道内の獣医師や家畜衛生管理関係者ら約250名が参加した。
総会の後、「感染症を考える-パート4-」と題した研修会が行なわれ、酪農学園大学・獣医学群の田島誉士教授が総合司会を務め、基調講演、酪農生産現場からの報告講演5題、家畜衛生情報紹介、ゼノアック・コーナーが発表された。
基調講演では、酪農学園大学・獣医学群の小岩政照教授が「子牛感染症の発病要因と制御対策」と題し、最近の子牛の疾病の発生状況と特徴、そして、それをいかに制御するかを述べた。
同教授は、何事も先入観を払拭して多角的に見ることが大切であるとし、初乳給与のベストタイミングにしても正常な出生子牛の場合と衰弱した出生子牛の場合に分ける必要があること、小さく生まれた子牛のほうが死亡率は高いこと、肺炎になりやすい子牛は虚弱子牛症候群(WCS)であることなどを解説した。
WCSの牛は、胸腺が小さく、免疫能が低く、ワクチン効果が低く、その要因として、乾乳期の母牛の健康、とくにアミノ酸の充足が大きく影響しているという。
さらに子牛中耳炎(マイコプラズマ性)は、耳毛や耳標の装着位置により、外耳の通気性が良くない牛で発症しやすいことなどを紹介した。
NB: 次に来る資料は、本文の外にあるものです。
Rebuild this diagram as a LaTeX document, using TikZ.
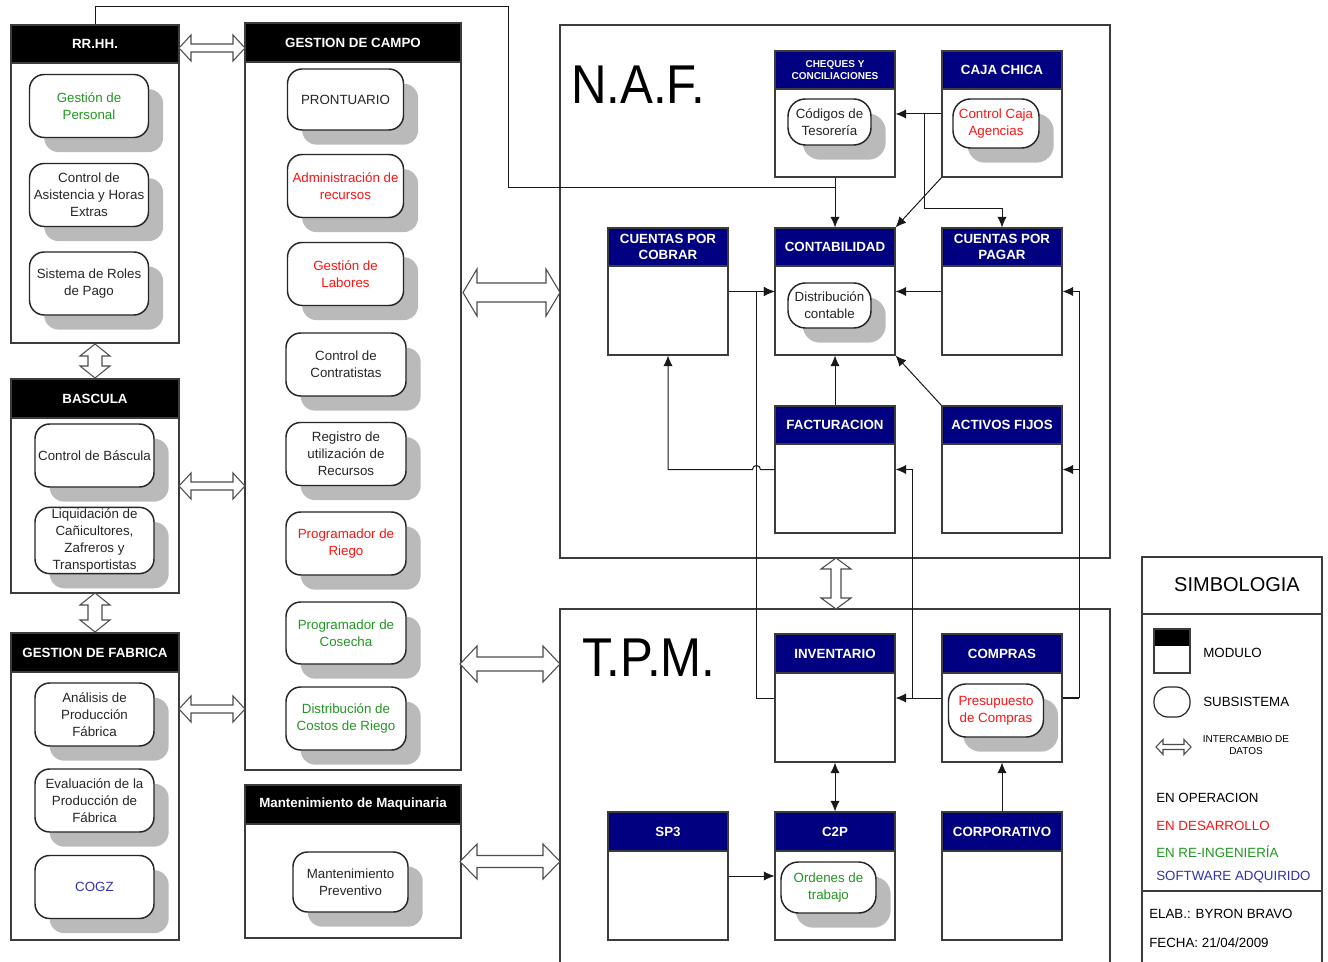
\documentclass[tikz,border=0pt]{standalone}
\usepackage{fontspec}
\usepackage{graphicx}
\setmainfont{Liberation Sans}
\usetikzlibrary{shadows,calc,arrows.meta}

\definecolor{navy}{RGB}{0,0,128}
\definecolor{opgreen}{RGB}{34,150,34}
\definecolor{devred}{RGB}{250,20,20}
\definecolor{swblue}{RGB}{50,50,175}
\definecolor{framegray}{RGB}{60,60,60}

\tikzset{
  modbody/.style={draw=framegray, line width=0.8pt, fill=white, inner sep=0pt},
  modhead/.style={draw=framegray, line width=0.8pt, text=white, inner sep=1pt,
    align=center, font=\bfseries\fontsize{10}{12.5}\selectfont},
  sub/.style={draw=black!85, line width=1.1pt, fill=white, rounded corners=11pt,
    align=center, inner sep=1pt, text=black!85, font=\fontsize{10}{12.75}\selectfont,
    drop shadow={shadow xshift=11pt, shadow yshift=-11pt, fill=black!27, opacity=1}},
  subA/.style={sub, minimum width=119*0.75pt, minimum height=63*0.75pt},
  subN/.style={sub, rounded corners=13pt},
  link/.style={draw=black!90, line width=0.75pt},
  arr/.style={link, -{Latex[length=8pt,width=7pt]}},
  arrboth/.style={link, {Latex[length=8pt,width=7pt]}-{Latex[length=8pt,width=7pt]}},
  xchg/.style={draw=black!70, fill=white, line width=0.8pt, line join=miter},
  % hollow two-way arrow: half length / head length / head half-width / shaft half-width
  pics/hollow/.style args={#1/#2/#3/#4}{code={
    \draw[xchg] (-#1,0) -- (-#1+#2,#3) -- (-#1+#2,#4) -- (#1-#2,#4) -- (#1-#2,#3)
      -- (#1,0) -- (#1-#2,-#3) -- (#1-#2,-#4) -- (-#1+#2,-#4) -- (-#1+#2,-#3) -- cycle;}},
  bigtitle/.style={font=\fontsize{41}{44}\selectfont, inner sep=0pt, anchor=base west},
  legtext/.style={anchor=west, inner sep=0pt, font=\fontsize{10}{12}\selectfont},
}

% module: name, left, top, width, height, header height, header options, label
\newcommand\modul[8]{%
  \node[modbody, minimum width=#4*0.75pt, minimum height=#5*0.75pt] (#1) at (#2+#4/2,#3+#5/2) {};
  \node[modhead, minimum width=#4*0.75pt, minimum height=#6*0.75pt, anchor=north, #7] (#1-h) at (#1.north) {#8};%
}

\begin{document}
\begin{tikzpicture}[x=0.75pt, y=-0.75pt]
\clip (0,0) rectangle (1328,962);
\fill[white] (0,0) rectangle (1328,962);

% ---------- system frames ----------
\node[draw=framegray, line width=0.8pt, inner sep=0pt, minimum width=550*0.75pt, minimum height=533*0.75pt] (naf) at (835,291.5) {};
\node[draw=framegray, line width=0.8pt, inner sep=0pt, minimum width=550*0.75pt, minimum height=381*0.75pt] (tpm) at (835,799.5) {};
\node[bigtitle] (naft) at (571,104) {\scalebox{0.9}[1]{N.A.F.}};
\node[bigtitle] (tpmt) at (582,676) {\scalebox{0.9}[1]{T.P.M.}};

% ---------- left and middle modules ----------
\modul{rrhh}{11}{25}{168}{318}{38}{fill=black}{RR.HH.}
\modul{basc}{11}{379}{168}{214}{39}{fill=black}{BASCULA}
\modul{fab}{11}{633}{168}{307}{39}{fill=black}{GESTION DE FABRICA}
\modul{campo}{245}{23}{216}{747}{39}{fill=black}{GESTION DE CAMPO}
\modul{mant}{245}{785}{216}{153}{39}{fill=black}{Mantenimiento de Maquinaria}

% RR.HH. subsystems
\node[subA, text=opgreen] (gper) at (89,106) {Gestión de\\Personal};
\node[subA] (asis) at (89,195) {Control de\\Asistencia y Horas\\Extras};
\node[subA] (roles) at (89,283.5) {Sistema de Roles\\de Pago};

% BASCULA subsystems
\node[subA] (cbas) at (94.5,455.5) {Control de Báscula};
\node[subA] (liq) at (94.5,540.5) {Liquidación de\\Cañicultores,\\Zafreros y\\Transportistas};

% GESTION DE FABRICA subsystems
\node[subA] (anal) at (94.5,714.5) {Análisis de\\Producción\\Fábrica};
\node[subA] (eval) at (94.5,800.5) {Evaluación de la\\Producción de\\Fábrica};
\node[subA, text=swblue] (cogz) at (94.5,887) {COGZ};

% GESTION DE CAMPO subsystems
\node[sub, minimum width=116*0.75pt, minimum height=61*0.75pt] (pront) at (345.5,99.5) {PRONTUARIO};
\node[sub, minimum width=116*0.75pt, minimum height=63*0.75pt, text=devred] (admr) at (345.5,186) {Administración de\\recursos};
\node[sub, minimum width=116*0.75pt, minimum height=63*0.75pt, text=devred] (glab) at (345.5,274) {Gestión de\\Labores};
\node[sub, minimum width=120*0.75pt, minimum height=63*0.75pt] (contr) at (346,364.5) {Control de\\Contratistas};
\node[sub, minimum width=120*0.75pt, minimum height=63*0.75pt] (regu) at (346,454) {Registro de\\utilización de\\Recursos};
\node[sub, minimum width=120*0.75pt, minimum height=63*0.75pt, text=devred] (priego) at (346,543.5) {Programador de\\Riego};
\node[sub, minimum width=120*0.75pt, minimum height=62*0.75pt, text=opgreen] (pcos) at (346,633) {Programador de\\Cosecha};
\node[sub, minimum width=120*0.75pt, minimum height=63*0.75pt, text=opgreen] (dcos) at (346,718.5) {Distribución de\\Costos de Riego};

% Mantenimiento subsystem
\node[sub, minimum width=115*0.75pt, minimum height=60*0.75pt] (mprev) at (350.5,882) {Mantenimiento\\Preventivo};

% ---------- junction points of the flows ----------
\coordinate (top) at (508,7);
\coordinate (j1) at (835,188);
\coordinate (j2) at (924,114);
\coordinate (j3) at (912,698);
\coordinate (j4) at (1079,698);

% ---------- N.A.F. modules ----------
\modul{cheq}{775}{51}{120}{126}{38}{fill=navy, font=\bfseries\fontsize{7.5}{9.5}\selectfont}{CHEQUES Y\\CONCILIACIONES}
\modul{caja}{942}{51}{120}{126}{38}{fill=navy}{CAJA CHICA}
\modul{cxc}{608}{228}{120}{127}{38}{fill=navy}{CUENTAS POR\\COBRAR}
\modul{contab}{775}{228}{120}{127}{38}{fill=navy}{CONTABILIDAD}
\modul{cxp}{942}{228}{120}{127}{38}{fill=navy}{CUENTAS POR\\PAGAR}
\modul{fact}{775}{406}{120}{127}{38}{fill=navy}{FACTURACION}
\modul{act}{942}{406}{120}{127}{38}{fill=navy}{ACTIVOS FIJOS}

\node[subN, minimum width=83*0.75pt, minimum height=46*0.75pt] (ctes) at (829.5,122) {Códigos de\\Tesorería};
\node[subN, minimum width=86*0.75pt, minimum height=49*0.75pt, text=devred] (ccaja) at (996,123.5) {Control Caja\\Agencias};
\node[subN, minimum width=83*0.75pt, minimum height=45*0.75pt] (dcont) at (829.5,305.5) {Distribución\\contable};

% ---------- T.P.M. modules ----------
\modul{inv}{775}{634}{120}{128}{39}{fill=navy}{INVENTARIO}
\modul{comp}{942}{634}{120}{128}{39}{fill=navy}{COMPRAS}
\modul{sp3}{608}{812}{120}{128}{39}{fill=navy}{SP3}
\modul{c2p}{775}{812}{120}{128}{39}{fill=navy}{C2P}
\modul{corp}{942}{812}{120}{128}{39}{fill=navy}{CORPORATIVO}

\node[subN, minimum width=95*0.75pt, minimum height=53*0.75pt, text=devred] (pcomp) at (996,710.5) {Presupuesto\\de Compras};
\node[subN, minimum width=95*0.75pt, minimum height=51*0.75pt, text=opgreen] (ordt) at (828.5,887.5) {Ordenes de\\trabajo};

% ---------- data flows ----------
\draw[link] (rrhh.north) |- (top) |- (j1);
\draw[arr] (cheq.south) -- (contab.north);
\draw[arr] (caja.west) -- (cheq.east);
\draw[arr] (j2) |- ($(cxp.north)+(0,-19)$) -- (cxp.north);
\draw[arr] (caja.south west) -- (contab.north east);
\draw[arr] (cxc.east) -- (contab.west);
\draw[arr] (cxp.west) -- (contab.east);
\draw[arr] (fact.north) -- (contab.south);
\draw[arr] (act.north west) -- (contab.south east);
\draw[arr] (fact.west) -- ++(-14,0) arc[start angle=0, end angle=180, radius=3pt] -| (cxc.south);
\draw[arr] (inv.west) -- ++(-18,0) |- (contab.west);
\draw[arr] (comp.west) -- (inv.east);
\draw[arr] (j3) |- (fact.east);
\draw[link, line width=1.2pt] (comp.east) -- (j4);
\draw[arr] (j4) |- (act.east);
\draw[arr] (j4) |- (cxp.east);
\draw[arrboth] (inv.south) -- (c2p.north);
\draw[arr] (corp.north) -- (comp.south);
\draw[arr] (sp3.east) -- (c2p.west);

% ---------- data exchange between systems ----------
\pic at (212,48) {hollow=33/12/13/4};
\pic at (212,486) {hollow=33/12/13/4};
\pic at (212,709) {hollow=33/12/13/4};
\pic[rotate=90] at (95,361) {hollow=17/12/15/7};
\pic[rotate=90] at (95,612.5) {hollow=19.5/12/15/7};
\pic at (511.5,292.5) {hollow=48.5/14/23.5/9.5};
\pic at (510,664) {hollow=50/17/18/7};
\pic at (510,861.5) {hollow=50/17/17.5/6};
\pic[rotate=90] at (836,583.5) {hollow=25.5/11/15/5};

% ---------- legend ----------
\draw[draw=framegray, line width=0.8pt, fill=white] (1142,557) rectangle (1322,990);
\draw[draw=framegray, line width=0.8pt] (1142,614) -- (1322,614);
\draw[draw=framegray, line width=0.8pt] (1142,891) -- (1322,891);
\node[font=\fontsize{15}{18}\selectfont, inner sep=0pt] (simb) at (1237,585) {SIMBOLOGIA};
\fill[black] (1154,629) rectangle (1190,646);
\draw[draw=framegray, line width=0.8pt] (1154,629) rectangle (1190,673);
\node[legtext] (lmod) at (1203,653) {MODULO};
\draw[draw=black!85, line width=0.9pt, rounded corners=10.5pt] (1154,687) rectangle (1190,717);
\node[legtext] (lsub) at (1203,702) {SUBSISTEMA};
\pic at (1173.5,747) {hollow=17.5/7/7.5/2.5};
\node[inner sep=0pt, align=center, font=\fontsize{7.5}{9}\selectfont] (lint) at (1246,745) {INTERCAMBIO DE\\DATOS};
\node[legtext] (lop) at (1156,798) {EN OPERACION};
\node[legtext, text=devred] (ldes) at (1156,826) {EN DESARROLLO};
\node[legtext, text=opgreen] (lrei) at (1156,852) {EN RE-INGENIERÍA};
\node[legtext, text=swblue] (lsw) at (1156,877) {SOFTWARE ADQUIRIDO};
\node[legtext] (lelab) at (1149,914) {ELAB.: BYRON BRAVO};
\node[legtext] (lfecha) at (1149,943) {FECHA: 21/04/2009};
\end{tikzpicture}
\end{document}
現場からの報告講演では、以下の5人の獣医師が発表した。
1 「哺育育成預託農場における子牛の感染症の発生実態とそのリスク要因調査」寺崎信広氏(釧路地区NOSAI)
2 「子牛サルモネラ症とその他子牛下痢症との違い」福中守人氏(十勝NOSAI)
3 「長期化したマイコプラズマ乳房炎対策」中川亮氏(オホーツクNOSAI)
4 「牛乳房炎由来グラム陰性桿菌における薬剤耐性について」大西守氏(根室地区NOSAI)
5 「日高管内における馬伝染性子宮炎対策の推進」笹野憲吾氏(日高家保)
家畜衛生情報紹介では「農場における衛生管理の優良事例について」と題して前田泰治氏(北海道農政部)が、ゼノアック・コーナーでは「鉱塩セレニクス60TZ」について角田映二氏(ゼノアック営業推進本部)が発表した。